My favourite albums – 61–70

Well, here goes with another batch of my 100 favourite albums…

#70 Al diMeola – Scenario: Forget his recent albums – you might as well listen to Kenny fucking G – but when Al had some fire in his belly he was pretty bloody good! This album is a particular favourite of mine with a good variety of material ranging from Beckish jazz rock to flamenco-style acoustic pieces and not a duff track to be found. I used to listen to a lot of jazz fusion when I was younger and this album from 1983 has stuck with me.

#69 Bob Marley and the Wailers – Natty Dread: Again, I’m going for early material and this appeared just as the buzz about Bob was really building. It contains the original version of ‘No Woman No Cry’, which beats the better-known live version into a cocked Rastafarian hat. Hardly a bad track to be heard and ‘Lively Up Yourself’ and ‘Rebel Music’ sparkle as brightly now as they did 36 years ago.

#68 ELO – Out of the Blue: ELO used to be a very good pop band, which a lot of people seem to have forgotten. Jeff Lynne was clearly a Beatles fan and my favourite track on this rather bloated double album is the very Beatlish ‘Mr Blue Sky’ which has one of the best bass lines ever. It’s the last track of ‘Concerto for a Rainy Day’ which took up a whole side on the original vinyl release. It still holds up today – have a listen!

#67 Amadou and Mariam – Dimanche a Bamako: World music from Mali that has a relentless groove with simple but effective guitar work. Joyous stuff which always has an uplifting effect on me. ‘La Realite’ is a great track with lovely guitar, whilst other tracks have a sort of John Lee Hookerish boogie feel to them. Their other albums are worth checking out, but this one is the most consistent and a little more rock than the others.

#66 Davey Graham – Folk, Blues & Beyond: The late DG was possibly the most influential folk guitarist that there’s ever been. He cut across jazz, classical, traditional and world music at a time when you just didn’t do that kind of thing. Bless him, he couldn’t sing but his stellar guitar work makes up for it. He popularised DADGAD tuning and established a school of British acoustic guitar playing that had a wide ranging influence on, amongst many others, one James Page of Led Zep. Get the expanded version for the extra tracks which include the original version of ‘Anji’ – now a folk guitar standard.

#65 David Lindley and El Rayo-X – Win This Record: Another relatively unknown artist although if you’ve ever heard Jackson Brown’s version of ‘Stay’ you’ll have heard Lindley – singing in a very high voice. It’s as a guitarist that he excels though and his talent sprawls right across this album. Combine this with a great band and an inspired choice of material and you have a great ‘fun’ album.
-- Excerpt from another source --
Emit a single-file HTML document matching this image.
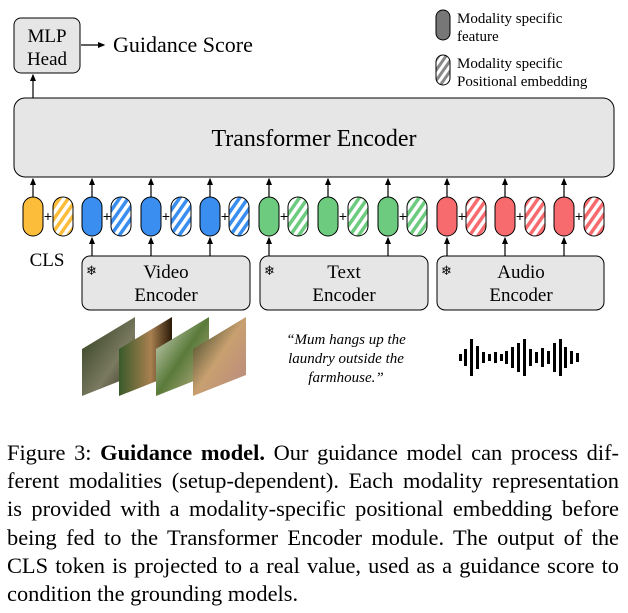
<!DOCTYPE html>
<html><head><meta charset="utf-8"><style>
body{margin:0;width:628px;height:613px;background:#fff;overflow:hidden;font-family:"Liberation Serif",serif;}
#cap{position:absolute;left:7px;top:439px;width:612px;font-size:22.4px;line-height:28.2px;color:#000;}
#cap div{text-align:justify;text-align-last:justify;white-space:nowrap;}
#cap div.l{text-align-last:left;}
</style></head><body>
<svg width="628" height="440" style="position:absolute;left:0;top:0" font-family="Liberation Serif, serif">
<defs>
<marker id="a" markerWidth="6" markerHeight="6" refX="5" refY="3" orient="auto"><path d="M0,0.5 L6,3 L0,5.5z" fill="#000"/></marker>
<pattern id="hy" width="7" height="7" patternUnits="userSpaceOnUse" patternTransform="rotate(35)"><rect width="7" height="7" fill="#fff"/><rect width="3.5" height="7" fill="#fbbd3a"/></pattern>
<pattern id="hb" width="7" height="7" patternUnits="userSpaceOnUse" patternTransform="rotate(35)"><rect width="7" height="7" fill="#fff"/><rect width="3.5" height="7" fill="#3a8ef0"/></pattern>
<pattern id="hg" width="7" height="7" patternUnits="userSpaceOnUse" patternTransform="rotate(35)"><rect width="7" height="7" fill="#fff"/><rect width="3.5" height="7" fill="#6ccb7e"/></pattern>
<pattern id="hr" width="7" height="7" patternUnits="userSpaceOnUse" patternTransform="rotate(35)"><rect width="7" height="7" fill="#fff"/><rect width="3.5" height="7" fill="#f76b6e"/></pattern>
<pattern id="hk" width="6" height="6" patternUnits="userSpaceOnUse" patternTransform="rotate(35)"><rect width="6" height="6" fill="#fff"/><rect width="3" height="6" fill="#888"/></pattern>
<linearGradient id="f1" x1="0" y1="0" x2="1" y2="1"><stop offset="0" stop-color="#2c3a1a"/><stop offset="0.6" stop-color="#7a7a60"/><stop offset="1" stop-color="#302a18"/></linearGradient>
<linearGradient id="f2" x1="0" y1="0" x2="1" y2="0"><stop offset="0" stop-color="#3a5a2a"/><stop offset="0.6" stop-color="#a88050"/><stop offset="1" stop-color="#2a1a08"/></linearGradient>
<linearGradient id="f3" x1="0" y1="0" x2="1" y2="1"><stop offset="0" stop-color="#dde0d0"/><stop offset="0.5" stop-color="#5a7a3a"/><stop offset="1" stop-color="#c8b890"/></linearGradient>
<linearGradient id="f4" x1="0" y1="0" x2="1" y2="1"><stop offset="0" stop-color="#2a3a1a"/><stop offset="0.5" stop-color="#c8a070"/><stop offset="1" stop-color="#b88880"/></linearGradient>
</defs>
<rect x="14" y="18" width="66" height="55" rx="7" fill="#e6e6e6" stroke="#000" stroke-width="1"/>
<text x="47" y="42" font-size="19" text-anchor="middle">MLP</text>
<text x="47" y="65" font-size="19" text-anchor="middle">Head</text>
<line x1="81" y1="45" x2="104" y2="45" stroke="#000" stroke-width="1.2" marker-end="url(#a)"/>
<text x="113" y="52" font-size="22">Guidance Score</text>
<line x1="33" y1="98" x2="33" y2="75" stroke="#000" stroke-width="1.2" marker-end="url(#a)"/>
<rect x="436" y="10" width="14" height="30" rx="7" fill="#777" stroke="#000"/>
<text x="457" y="23" font-size="15">Modality specific</text>
<text x="457" y="41" font-size="15">feature</text>
<rect x="436" y="55" width="14" height="30" rx="7" fill="url(#hk)" stroke="#000"/>
<text x="457" y="68" font-size="15">Modality specific</text>
<text x="457" y="86" font-size="15">Positional embedding</text>
<rect x="14" y="98" width="600" height="79" rx="11" fill="#e6e6e6" stroke="#000" stroke-width="1"/>
<text x="314" y="146" font-size="24" text-anchor="middle">Transformer Encoder</text>
<g stroke="#000" stroke-width="1">
<rect x="23" y="197" width="20" height="39" rx="10" fill="#fbbd3a"/><rect x="53" y="197" width="20" height="39" rx="10" fill="url(#hy)"/>
<rect x="82" y="197" width="20" height="39" rx="10" fill="#3a8ef0"/><rect x="111" y="197" width="20" height="39" rx="10" fill="url(#hb)"/>
<rect x="141" y="197" width="20" height="39" rx="10" fill="#3a8ef0"/><rect x="171" y="197" width="20" height="39" rx="10" fill="url(#hb)"/>
<rect x="200" y="197" width="20" height="39" rx="10" fill="#3a8ef0"/><rect x="229" y="197" width="20" height="39" rx="10" fill="url(#hb)"/>
<rect x="259" y="197" width="20" height="39" rx="10" fill="#6ccb7e"/><rect x="288" y="197" width="20" height="39" rx="10" fill="url(#hg)"/>
<rect x="318" y="197" width="20" height="39" rx="10" fill="#6ccb7e"/><rect x="348" y="197" width="20" height="39" rx="10" fill="url(#hg)"/>
<rect x="378" y="197" width="20" height="39" rx="10" fill="#6ccb7e"/><rect x="407" y="197" width="20" height="39" rx="10" fill="url(#hg)"/>
<rect x="437" y="197" width="20" height="39" rx="10" fill="#f76b6e"/><rect x="466" y="197" width="20" height="39" rx="10" fill="url(#hr)"/>
<rect x="495" y="197" width="20" height="39" rx="10" fill="#f76b6e"/><rect x="525" y="197" width="20" height="39" rx="10" fill="url(#hr)"/>
<rect x="554" y="197" width="20" height="39" rx="10" fill="#f76b6e"/><rect x="584" y="197" width="20" height="39" rx="10" fill="url(#hr)"/>
</g>
<g font-size="14" text-anchor="middle" font-family="Liberation Sans, sans-serif">
<text x="48" y="221">+</text><text x="107" y="221">+</text><text x="166" y="221">+</text><text x="225" y="221">+</text><text x="284" y="221">+</text><text x="343" y="221">+</text><text x="403" y="221">+</text><text x="462" y="221">+</text><text x="520" y="221">+</text><text x="579" y="221">+</text>
</g>
<g stroke="#000" stroke-width="1.2" marker-end="url(#a)">
<line x1="33" y1="197" x2="33" y2="179"/><line x1="92" y1="197" x2="92" y2="179"/><line x1="151" y1="197" x2="151" y2="179"/><line x1="210" y1="197" x2="210" y2="179"/><line x1="269" y1="197" x2="269" y2="179"/><line x1="328" y1="197" x2="328" y2="179"/><line x1="388" y1="197" x2="388" y2="179"/><line x1="447" y1="197" x2="447" y2="179"/><line x1="505" y1="197" x2="505" y2="179"/><line x1="564" y1="197" x2="564" y2="179"/>
<line x1="92" y1="256" x2="92" y2="238"/><line x1="151" y1="256" x2="151" y2="238"/><line x1="210" y1="256" x2="210" y2="238"/><line x1="269" y1="256" x2="269" y2="238"/><line x1="388" y1="256" x2="388" y2="238"/><line x1="447" y1="256" x2="447" y2="238"/><line x1="505" y1="256" x2="505" y2="238"/><line x1="564" y1="256" x2="564" y2="238"/>
</g>
<text x="47" y="266" font-size="19" text-anchor="middle">CLS</text>
<rect x="82" y="256" width="168" height="54" rx="8" fill="#e6e6e6" stroke="#000"/>
<rect x="260" y="256" width="168" height="54" rx="8" fill="#e6e6e6" stroke="#000"/>
<rect x="437" y="256" width="167" height="54" rx="8" fill="#e6e6e6" stroke="#000"/>
<g font-size="13" font-family="DejaVu Sans, sans-serif"><text x="86" y="275">❄</text><text x="264" y="275">❄</text><text x="441" y="275">❄</text></g>
<g font-size="19" text-anchor="middle">
<text x="166" y="278">Video</text><text x="166" y="301">Encoder</text>
<text x="344" y="278">Text</text><text x="344" y="301">Encoder</text>
<text x="521" y="278">Audio</text><text x="521" y="301">Encoder</text>
</g>
<polygon points="82,349 135,317 135,375 82,396" fill="url(#f1)"/>
<polygon points="119,349 172,317 172,375 119,396" fill="url(#f2)"/>
<polygon points="156,349 209,317 209,375 156,396" fill="url(#f3)"/>
<polygon points="193,349 246,317 246,375 193,396" fill="url(#f4)"/>
<g font-size="15" font-style="italic" text-anchor="middle">
<text x="346" y="344">“Mum hangs up the</text>
<text x="346" y="363">laundry outside the</text>
<text x="346" y="382">farmhouse.”</text>
</g>
<g fill="#000">
<rect x="459" y="354" width="3" height="7"/><rect x="464" y="349" width="3" height="17"/><rect x="470" y="339" width="3" height="37"/><rect x="476" y="346" width="3" height="23"/><rect x="482" y="352" width="3" height="11"/><rect x="488" y="354" width="3" height="7"/><rect x="494" y="352" width="3" height="11"/><rect x="500" y="354" width="3" height="7"/><rect x="505" y="351" width="3" height="13"/><rect x="511" y="347" width="3" height="21"/><rect x="517" y="343" width="3" height="29"/><rect x="523" y="339" width="3" height="37"/><rect x="529" y="349" width="3" height="17"/><rect x="535" y="352" width="3" height="11"/><rect x="541" y="348" width="3" height="19"/><rect x="547" y="351" width="3" height="13"/><rect x="553" y="343" width="3" height="29"/><rect x="559" y="339" width="3" height="37"/><rect x="564" y="347" width="3" height="21"/><rect x="570" y="351" width="3" height="13"/><rect x="576" y="353" width="3" height="9"/>
</g>
</svg>
<div id="cap">
<div>Figure 3: <b>Guidance model.</b> Our guidance model can process dif-</div>
<div>ferent modalities (setup-dependent). Each modality representation</div>
<div>is provided with a modality-specific positional embedding before</div>
<div>being fed to the Transformer Encoder module. The output of the</div>
<div>CLS token is projected to a real value, used as a guidance score to</div>
<div class="l">condition the grounding models.</div>
</div>
</body></html>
New Orleans meets reggae meets rock…’Make it on Time’ is a good track to start with – a high octane rush boogie with great distorted lap steel guitar.

#64 ZZ Top – Eliminator: Yes, they made some great records before this mainstream breakthrough album but nothing quite so relentlessly shiny and downright nasty. Gibbons has a monster tone and is on top form and the tracks are all good, with the usual quirky subject matter such as ‘TV Dinners’. It contains all the singles you liked at the time, but check out the lesser-known tracks such as ‘Under Pressure’.

#63 The Faces – Long Player: I’ve only just recently got back into the Faces and it’s a pleasure to become reacquainted with their sloppy tightness. Rod and the band was a marriage made in heaven and they were second only to the Stones with that certain style of rock ‘strut’. Ronnie Wood impresses on lead, but everyone else isn’t too shabby, with the late Ronnie Lane a forgotten bass hero. ‘Had Me a Real Good Time’ just about sums the band up.

#62 Sir Millard Mulch – How To Sell The Whole F#@!ing Universe To Everybody, Once And For All!: Totally uncategorisable…it’s chamber rock, heavy metal, Zappa-style satire…It’s available here FREE! How can you not admire a guy who records a song called ‘The Boy With The Perfectly Square Butthole Strikes Back’? His YouTube videos are pretty funny, too. Seriously, check this guy out – a neglected genius!

#61 Focus – Moving Waves: I just keep coming back to this album and it still seems as fresh as when I first heard it. Jan Akkerman’s guitar and Thijs van Leer’s keyboards, flute and yodelling predominate and at times it veers towards the artsy-fartsy but it has some balls-out rock, ethereal textures and great ensemble playing that mostly lifts it out of the self-indulgent. They seemed to like the title ‘Focus’ for their compositions and ‘II’ here doesn’t disappoint. Focus are still around, but without Akkerman who’s still a phenomenal player.